I got up at 5:30 and though I think I was pretty quiet, my wife let me know she hadn’t been able to get back to sleep after the umpteenth wake-up and Shark Boy got out of bed too. The next thing I know, everybody is up and Plan A means leaving my wife with two sick and cranky kids for at least an hour before my mother arrives to lend her help.
So… I didn’t get out the door till almost 7:00. I had equipped myself with my Salomon hydration pack, clipped a Saucony blinker onto its back as well as wearing a Petzl headlamp that would be trying for the first time. The extra lighting probably wasn’t necessary beyond the first 15 minutes… but hey, it was my first run in darkness.
I hadn’t gotten past more than a couple of houses when I started to slip – black ice on the sidewalk, in spite of the day before’s thaw. I had packed my Yaktrax, but I wasn’t wearing them yet, so I went back to my front porch to sit down and put them on. I ran from my street to the park entrance to get on my usual trail, and there I did not have to deal with ice…. rather slush, sometimes as high as my ankles. I guess people had tramped down the snow somewhat, and the temperature must have been slightly warmer on the trail.
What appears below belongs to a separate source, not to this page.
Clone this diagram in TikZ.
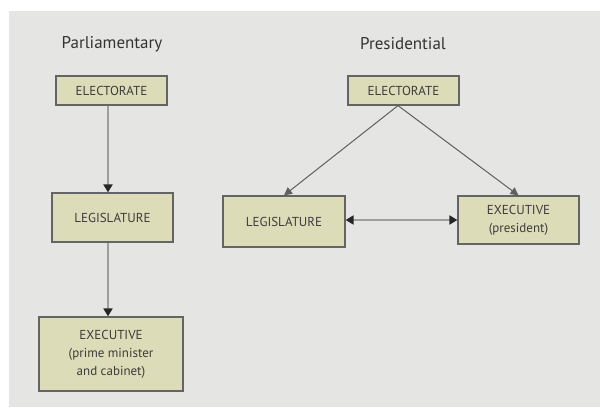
\documentclass[tikz,border=0pt]{standalone}
\usepackage{fontspec}
\setmainfont{PT Sans}
\usetikzlibrary{arrows.meta}
\definecolor{bgc}{RGB}{229,230,228}
\definecolor{boxc}{RGB}{221,220,184}
\definecolor{edgec}{RGB}{100,100,100}
\definecolor{txtc}{RGB}{60,60,60}
\definecolor{linec}{RGB}{95,95,95}
\begin{document}
\begin{tikzpicture}[x=1pt,y=-1pt,
  govbox/.style={draw=edgec, line width=1.2pt, fill=boxc, text=txtc, inner sep=0pt,
    align=center, font=\fontsize{13}{18}\selectfont},
  title/.style={text=txtc!85!black, font=\fontsize{17}{20}\selectfont},
  conn/.style={draw=linec, line width=1pt, -{Triangle[length=8pt,width=8pt]}},
  vconn/.style={draw=gray!75, line width=2pt, -{Triangle[length=8pt,width=9pt,fill=black!85,color=black!85]}},
  dconn/.style={draw=gray!75, line width=2pt, {Triangle[length=8pt,width=9pt,fill=black!85,color=black!85]}-{Triangle[length=8pt,width=9pt,fill=black!85,color=black!85]}}]
\useasboundingbox (0,0) rectangle (600,409);
\fill[bgc] (9,11) rectangle (600,407);
% Parliamentary
\node[title] (pt) at (112,44) {Parliamentary};
\node[govbox, minimum width=111pt, minimum height=29pt] (pE) at (111.5,90.5) {ELECTORATE};
\node[govbox, minimum width=121pt, minimum height=49pt] (pL) at (112.5,217.5) {LEGISLATURE};
\node[govbox, minimum width=144pt, minimum height=74pt] (pX) at (111,354) {EXECUTIVE\\(prime minister\\and cabinet)};
\draw[vconn] (pE.south -| 108,0) -- (pL.north -| 108,0);
\draw[vconn] (pL.south -| 108,0) -- (pX.north -| 108,0);
% Presidential
\node[title] (rt) at (403,44) {Presidential};
\node[govbox, minimum width=111pt, minimum height=29pt] (rE) at (403.5,90.5) {ELECTORATE};
\node[govbox, minimum width=122pt, minimum height=51pt] (rL) at (284,221.5) {LEGISLATURE};
\node[govbox, minimum width=121pt, minimum height=48pt] (rX) at (518.5,220) {EXECUTIVE\\(president)};
\draw[conn] (rE.south -| 398,0) -- (rL.north);
\draw[conn] (rE.south -| 398,0) -- (rX.north);
\draw[dconn] (rL.east |- 0,220) -- (rX.west |- 0,220);
\end{tikzpicture}
\end{document}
From that point onward I had to confront either slippery black ice, wet slush or climb over snowbanks that were frozen close to solid. It was also quite windy. I think I had gotten about 4 km when I started to think about quitting. For about another 4 km I had a thought process that went like this: “This sucks. I should call it a day and head home. I don’t want to go back the way I came though. I’ll just head over to [the next way-point that would present a route home] and see if this gets any better.” I repeated that till I was 8 km in, and then formulated a plan.
I could take the way home after another two major intersections. The streets involved had their sidewalks done by the city as opposed to private citizen homeowners, and the use of salt had made them a little more navigable. When there was a traffic light, I took a right turn until I was probably less than 2 km from home.
I made a phone call home to make sure everything was OK there, then I headed back North so that I could make a 4 km loop that I had to repeat another 2 times to get 18 km total. It was boring running the same city streets over and over again, and I drew a lot of stares from people waiting for buses. On the plus side, I was able to use a gas station for a bathroom break when needed. The general rule was better than average sidewalk clearing, but there were some exceptions….
|What happened to the sidewalk?|
It was one of those runs where almost everything hurt at least a little, but my right glute was the loudest complainer. I think it and my right hip were starting to almost lock up by the time I was finished.
The good news was that this was going to be the longest run of the year, and I got it done. It’s an extra feather in my cap that it was so challenging… I doubt race day can throw anything at me anymore that I won’t be able to handle.